Critic Perri Nemiroff is also back on board for the new one. “Secrets of Dumbledore is a big bounce back for the Fantastic Beasts series — back to enjoying the group dynamic and caring about the main mission, which is a far more engaging and emotional ride than the last,” she said.

Brian Truitt of USA Today agrees that the movie is a step up. “There’s a renewed emphasis on magical creatures and another decidedly political bent to the franchise as it  digs into dark themes and offers a bewitching goofy side,” he writes. Numerous reviews also mention that the series is done dancing around the sexuality of Albus Dumbledore (Jude Law), whom Rowling revealed was gay way back in 2007 but who has resisted including that in the text of her work ever since. This time, the stormy relationship between him and Grindelwald is talked about openly, although not explicitly.

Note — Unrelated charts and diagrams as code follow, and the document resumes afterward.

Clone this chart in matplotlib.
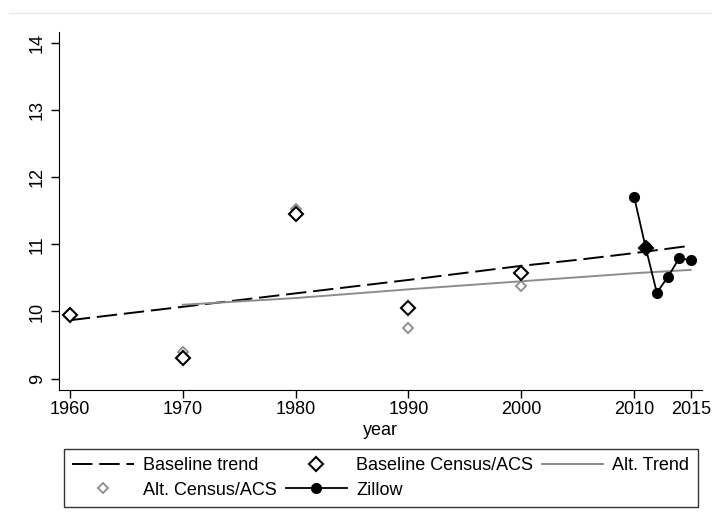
import matplotlib.pyplot as plt
from matplotlib.lines import Line2D

plt.rcParams['font.family'] = ['Liberation Sans', 'DejaVu Sans']

# Census/ACS points
census_anos = [1960, 1970, 1980, 1990, 2000, 2011]
base_census = [9.95, 9.30, 11.45, 10.05, 10.58, 10.95]
alt_census = [9.95, 9.40, 11.52, 9.75, 10.38, 10.95]

# Zillow series
zillow_anos = [2010, 2011, 2012, 2013, 2014, 2015]
zillow = [11.70, 10.96, 10.28, 10.52, 10.80, 10.76]

# trend lines
base_trend_anos = [1960, 1970, 1980, 1990, 2000, 2005, 2010, 2015]
base_trend = [9.87, 10.07, 10.27, 10.47, 10.68, 10.77, 10.87, 10.98]
alt_trend_anos = [1970, 1980, 1990, 2000, 2010, 2015]
alt_trend = [10.10, 10.20, 10.33, 10.45, 10.57, 10.62]

x_ticks = [1960, 1970, 1980, 1990, 2000, 2010, 2015]
y_ticks = [9, 10, 11, 12, 13, 14]

fig = plt.figure(figsize=(7.12, 5.23), dpi=100)
ax = fig.add_axes([58.5/712, 1 - 390/523, (702 - 58.5)/712, (390 - 32.3)/523])

# faint frame line at the top of the graph region
fig.add_artist(Line2D([9/712, 1.0], [1 - 13.3/523, 1 - 13.3/523], color='#e8e8e8', lw=1))

l_bt, = ax.plot(base_trend_anos, base_trend, color='black', lw=1.4,
                dashes=(10.5, 3.5), label='Baseline trend')
l_at, = ax.plot(alt_trend_anos, alt_trend, color='#8c8c8c', lw=1.4, label='Alt. Trend')
l_ac, = ax.plot(census_anos, alt_census, ls='none', marker='D', ms=5, mfc='white',
                mec='#8c8c8c', mew=1.3, label='Alt. Census/ACS')
l_bc, = ax.plot(census_anos, base_census, ls='none', marker='D', ms=7.5, mfc='white',
                mec='black', mew=1.5, label='Baseline Census/ACS')
l_z, = ax.plot(zillow_anos, zillow, color='black', lw=1.3, marker='o', ms=7,
               label='Zillow')

ax.set_xlim(1959, 2016)
ax.set_ylim(8.83, 14.16)
ax.set_xticks(x_ticks)
ax.set_yticks(y_ticks)
ax.set_yticklabels([str(v) for v in y_ticks], rotation=90, va='center')
ax.tick_params(labelsize=13, length=5.5, width=1, direction='out', pad=2.6)
ax.tick_params(axis='y', pad=3.6)
ax.spines['top'].set_visible(False)
ax.spines['right'].set_visible(False)
ax.set_xlabel('year', fontsize=13, labelpad=3)

handles = [l_bt, l_ac, l_bc, l_z, l_at]
labels = [h.get_label() for h in handles]
leg = fig.legend(handles, labels, ncol=3, loc='upper left',
                 bbox_to_anchor=(64.3/712, 1 - 449/523),
                 fontsize=13, handlelength=3.4, handletextpad=0.5,
                 frameon=True, fancybox=False, edgecolor='black', borderpad=0.45,
                 labelspacing=0.42, columnspacing=0.5, borderaxespad=0)
leg.get_frame().set_linewidth(1)

plt.savefig('out.png', dpi=100)
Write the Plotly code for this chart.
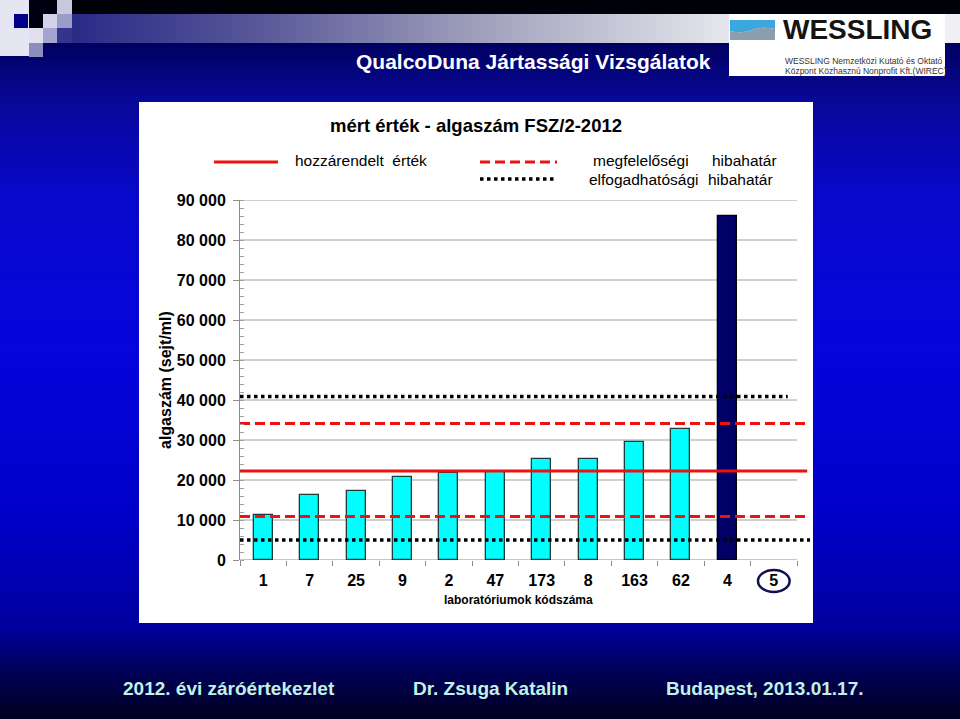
import plotly.graph_objects as go

# ---------------- data ----------------
lab_codes = ["1", "7", "25", "9", "2", "47", "173", "8", "163", "62", "4", "5"]
measured = [11200, 16200, 17250, 20700, 21800, 22100, 25250, 25300, 29500, 32800, 86000, None]
assigned_value = 22250            # hozzárendelt érték
compliance_limits = [10900, 34100]  # megfelelőségi hibahatár
acceptance_limits = [5000, 40900]   # elfogadhatósági hibahatár
ytick_vals = [0, 10000, 20000, 30000, 40000, 50000, 60000, 70000, 80000, 90000]
ytick_text = ["0", "10 000", "20 000", "30 000", "40 000", "50 000", "60 000", "70 000", "80 000", "90 000"]

# ---------------- styles ----------------
W, H = 960, 719
L, R, T, B = 240, 810, 200, 560
PW, PH = R - L, B - T
FONT = "Liberation Sans, Arial, sans-serif"
NARROW = "Liberation Sans Narrow, Arial Narrow, Liberation Sans, Arial, sans-serif"
bar_colors = ["#00ffff"] * 10 + ["#000066", "#00ffff"]
bar_line_colors = ["#1d3d3d"] * 10 + ["#000000", "#1d3d3d"]
X_MIN, X_MAX = -0.5, 11.78


def px(x):
    return (x - L) / PW


def py(y):
    return (B - y) / PH


def hexc(c):
    return "#%02x%02x%02x" % tuple(int(round(v)) for v in c)


shapes = []
annotations = []

# ---- slide background (vertical gradient) ----
stops = [(43, (0, 0, 0x60)), (100, (8, 8, 0x98)), (200, (8, 8, 0xcc)), (350, (5, 5, 0xdc)),
         (520, (0, 0, 0xc8)), (630, (0, 0, 0x9c)), (665, (0, 0, 0x60)), (719, (0, 0, 0x20))]


def grad(y):
    for (y0, c0), (y1, c1) in zip(stops[:-1], stops[1:]):
        if y0 <= y <= y1:
            t = (y - y0) / (y1 - y0)
            return tuple(a + (b - a) * t for a, b in zip(c0, c1))
    return stops[-1][1] if y > stops[-1][0] else stops[0][1]


step = 4
for y in range(40, H + 1, step):
    shapes.append(dict(type="rect", xref="paper", yref="paper", x0=px(0), x1=px(W),
                       y0=py(y), y1=py(y + step + 1), fillcolor=hexc(grad(y + step / 2)),
                       line=dict(width=0), layer="below"))

# black top band
shapes.append(dict(type="rect", xref="paper", yref="paper", x0=px(0), x1=px(W), y0=py(0), y1=py(14),
                   fillcolor="#000008", line=dict(width=0), layer="below"))
# horizontal gradient bar
bar_stops = [(72, (0x2a, 0x2a, 0x88)), (250, (0x55, 0x55, 0x98)), (480, (0xa0, 0xa0, 0xbc)),
             (720, (0xe4, 0xe4, 0xec)), (960, (0xf0, 0xf0, 0xf4))]


def hgrad(x):
    for (x0, c0), (x1, c1) in zip(bar_stops[:-1], bar_stops[1:]):
        if x0 <= x <= x1:
            t = (x - x0) / (x1 - x0)
            return tuple(a + (b - a) * t for a, b in zip(c0, c1))
    return bar_stops[-1][1]


for x in range(72, W, 8):
    shapes.append(dict(type="rect", xref="paper", yref="paper", x0=px(x), x1=px(x + 9),
                       y0=py(14), y1=py(43), fillcolor=hexc(hgrad(x + 4)),
                       line=dict(width=0), layer="below"))

# decorative squares top-left
squares = [
    (0, 0, 29, 56, "#e6e6f2"), (29, 0, 57, 14, "#000010"), (57, 0, 72, 14, "#c8c8dc"),
    (14, 14, 28, 28, "#000088"), (29, 14, 43, 28, "#000010"), (43, 14, 57, 28, "#d2d2e8"),
    (57, 14, 72, 28, "#9c9cc8"), (29, 28, 43, 43, "#e0e0f0"), (43, 28, 57, 43, "#a4a4d0"),
    (29, 43, 43, 57, "#8c8cc0"), (57, 28, 72, 43, "#34348c"),
]
for x0, y0, x1, y1, c in squares:
    shapes.append(dict(type="rect", xref="paper", yref="paper", x0=px(x0), x1=px(x1),
                       y0=py(y0), y1=py(y1), fillcolor=c, line=dict(width=0), layer="below"))

# WESSLING logo box
shapes.append(dict(type="rect", xref="paper", yref="paper", x0=px(729), x1=px(945), y0=py(14), y1=py(76),
                   fillcolor="#ffffff", line=dict(width=0), layer="below"))


def path(points_cmds):
    out = []
    for cmd in points_cmds:
        if cmd == "Z":
            out.append("Z")
        else:
            c, pts = cmd
            out.append(c + " ".join("%.5f,%.5f" % (px(a), py(b)) for a, b in pts))
    return " ".join(out)


shapes.append(dict(type="path", xref="paper", yref="paper", layer="below",
                   path=path([("M", [(730, 20)]), ("L", [(775, 20)]), ("L", [(775, 29)]),
                              ("Q", [(762, 26), (752, 30)]), ("Q", [(742, 34), (730, 31)]), "Z"]),
                   fillcolor="#3ca6de", line=dict(width=0)))
shapes.append(dict(type="path", xref="paper", yref="paper", layer="below",
                   path=path([("M", [(730, 31)]), ("Q", [(742, 34), (752, 30)]),
                              ("Q", [(762, 26), (775, 29)]), ("L", [(775, 40)]), ("L", [(730, 40)]), "Z"]),
                   fillcolor="#8a9eae", line=dict(width=0)))

# white chart panel
shapes.append(dict(type="rect", xref="paper", yref="paper", x0=px(139), x1=px(813), y0=py(102), y1=py(623),
                   fillcolor="#ffffff", line=dict(width=0), layer="below"))

# gridlines (data coordinates)
for v in ytick_vals[1:]:
    shapes.append(dict(type="line", xref="x", yref="y", x0=-0.5, x1=11.5, y0=v, y1=v,
                       line=dict(color="#a0a0a0", width=1), layer="below"))
# x axis line
shapes.append(dict(type="line", xref="x", yref="y", x0=-0.5, x1=11.5, y0=0, y1=0,
                   line=dict(color="#8c8c8c", width=1), layer="below"))

# legend samples
shapes.append(dict(type="line", xref="paper", yref="paper", x0=px(214), x1=px(278), y0=py(162), y1=py(162),
                   line=dict(color="#ee1111", width=3)))
shapes.append(dict(type="line", xref="paper", yref="paper", x0=px(480), x1=px(557), y0=py(162), y1=py(162),
                   line=dict(color="#ee1111", width=3, dash="10px,5px")))
shapes.append(dict(type="line", xref="paper", yref="paper", x0=px(480), x1=px(556), y0=py(179), y1=py(179),
                   line=dict(color="#000000", width=3.5, dash="3.5px,3.5px")))

# circle around lab 5
shapes.append(dict(type="circle", xref="x", yref="paper", x0=11 - 0.34, x1=11 + 0.34,
                   y0=py(592), y1=py(570), line=dict(color="#101050", width=2.5)))


# ---------------- texts ----------------
def ann(text, x, y, size, color="#000000", bold=False, family=FONT, xanchor="center", angle=0):
    annotations.append(dict(text=text, x=px(x), y=py(y), xref="paper", yref="paper", showarrow=False,
                            xanchor=xanchor, yanchor="middle", textangle=angle,
                            font=dict(family=family, size=size, color=color,
                                      weight="bold" if bold else "normal")))


ann("QualcoDuna Jártassági Vizsgálatok", 713, 61, 21, "#ffffff", True, xanchor="right")
ann("WESSLING", 781, 30, 28, "#141414", True, xanchor="left")
ann("WESSLING Nemzetközi Kutató és Oktató", 783, 61, 8.5, "#333333", xanchor="left")
ann("Központ Közhasznú Nonprofit Kft.(WIREC)", 783, 71, 8.5, "#333333", xanchor="left")
ann("mért érték - algaszám FSZ/2-2012", 476, 125, 18.5, "#000000", True)
ann("hozzárendelt  érték", 293, 160, 15.5, xanchor="left")
ann("megfelelőségi", 591, 160, 15.5, xanchor="left")
ann("hibahatár", 779, 160, 15.5, xanchor="right")
ann("elfogadhatósági", 587, 179, 15.5, xanchor="left")
ann("hibahatár", 775, 179, 15.5, xanchor="right")
ann("algaszám (sejt/ml)", 165, 380, 16, "#000000", True, angle=-90)
ann("laboratóriumok kódszáma", 518, 600, 12, "#000000", True)
ann("2012. évi záróértekezlet", 229, 688, 19, "#c0f2ea", True, family=NARROW)
ann("Dr. Zsuga Katalin", 490, 688, 19, "#c0f2ea", True, family=NARROW)
ann("Budapest, 2013.01.17.", 765, 688, 19, "#c0f2ea", True, family=NARROW)

# ---------------- traces ----------------
xs = list(range(len(lab_codes)))
fig = go.Figure()
fig.add_trace(go.Bar(x=xs, y=measured, width=0.41,
                     marker=dict(color=bar_colors, line=dict(color=bar_line_colors, width=1.3)),
                     hovertext=lab_codes, showlegend=False))

line_specs = [
    (acceptance_limits[1], "#000000", 3.5, "3.5px,3.5px", 11.3, "elfogadhatósági hibahatár"),
    (compliance_limits[1], "#ee1111", 3, "10px,5px", X_MAX, "megfelelőségi hibahatár"),
    (assigned_value, "#ee1111", 3, "solid", 11.72, "hozzárendelt érték"),
    (compliance_limits[0], "#ee1111", 3, "10px,5px", X_MAX, "megfelelőségi hibahatár"),
    (acceptance_limits[0], "#000000", 3.5, "3.5px,3.5px", X_MAX, "elfogadhatósági hibahatár"),
]
for val, col, wd, dash, xend, name in line_specs:
    fig.add_trace(go.Scatter(x=[X_MIN, xend], y=[val, val], mode="lines", name=name,
                             line=dict(color=col, width=wd, dash=dash), showlegend=False))

fig.update_layout(
    width=W, height=H, autosize=False,
    margin=dict(l=L, r=W - R, t=T, b=H - B, pad=0),
    paper_bgcolor="#000066", plot_bgcolor="#ffffff",
    shapes=shapes, annotations=annotations, showlegend=False,
    font=dict(family=FONT, color="#000000"),
    bargap=0,
)
fig.update_xaxes(range=[X_MIN, X_MAX], tickvals=xs, ticktext=lab_codes, ticks="", showgrid=False,
                 showline=False, zeroline=False, ticklabelstandoff=9,
                 tickfont=dict(family=FONT, size=16, color="#000000", weight="bold"),
                 minor=dict(tick0=-0.5, dtick=1, ticks="outside", ticklen=5, tickcolor="#8c8c8c",
                            showgrid=False))
fig.update_yaxes(range=[0, 90000], tickvals=ytick_vals, ticktext=ytick_text, ticks="outside", ticklen=6,
                 tickcolor="#8c8c8c", showgrid=False, zeroline=False, showline=True, linecolor="#8c8c8c",
                 linewidth=1, ticklabelstandoff=4,
                 tickfont=dict(family=FONT, size=16, color="#000000", weight="bold"),
                 minor=dict(dtick=2000, ticks="inside", ticklen=4, tickcolor="#a0a0a0", showgrid=False))

fig.write_html("out.html")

Fantastic Beasts: The Secrets of Dumbledore is overstuffed, undercooked

All of this is encouraging, but enough critics have enough problems with the movie to just barely get it a “Rotten” rating on Rotten Tomatoes, at least as of this writing. Charles Bramesco of Polygon, for instance, points out that Newt Scamander has become a side character in his own series. “His presence has been reduced to a handful of whimsical interludes that feel severely out of place in what’s otherwise a morose political thriller,” he writes. “An evident attempt to right the ship has turned into a calamitous case of mission drift, as a property with no identity travels in nonsensical circles, looking for a sustainable new direction.”

A common complaint is that, although it’s not quite as bad as in the second movie, there’s a bloat of mythology, backstory, and secondary characters in this movie that makes it feel less like a rousing adventure and more like homework. “It’s hard to care much about any of the many, many characters in The Secrets of Dumbledore because hardly any of them have a meaningful storyline or character arc of their own,” writes William Bibbiani of TheWrap.

And then there’s the concern that has haunted the Fantastic Beasts saga since the beginning: is this series really necessary in a world that already has Harry Potter, which does everything it does but better? “Three installments in, Fantastic Beasts can’t shake the impression that it is merely a footnote in comparison to Harry Potter’s coming-of-age saga,” writes Tim Grierson of Screen International.

Fantastic Beasts: The Secrets of Dumbledore comes out in theaters on April 15. I think I’ll skip this one, but I’ll be curious to hear what fans say when the doors are open to the public. What about you?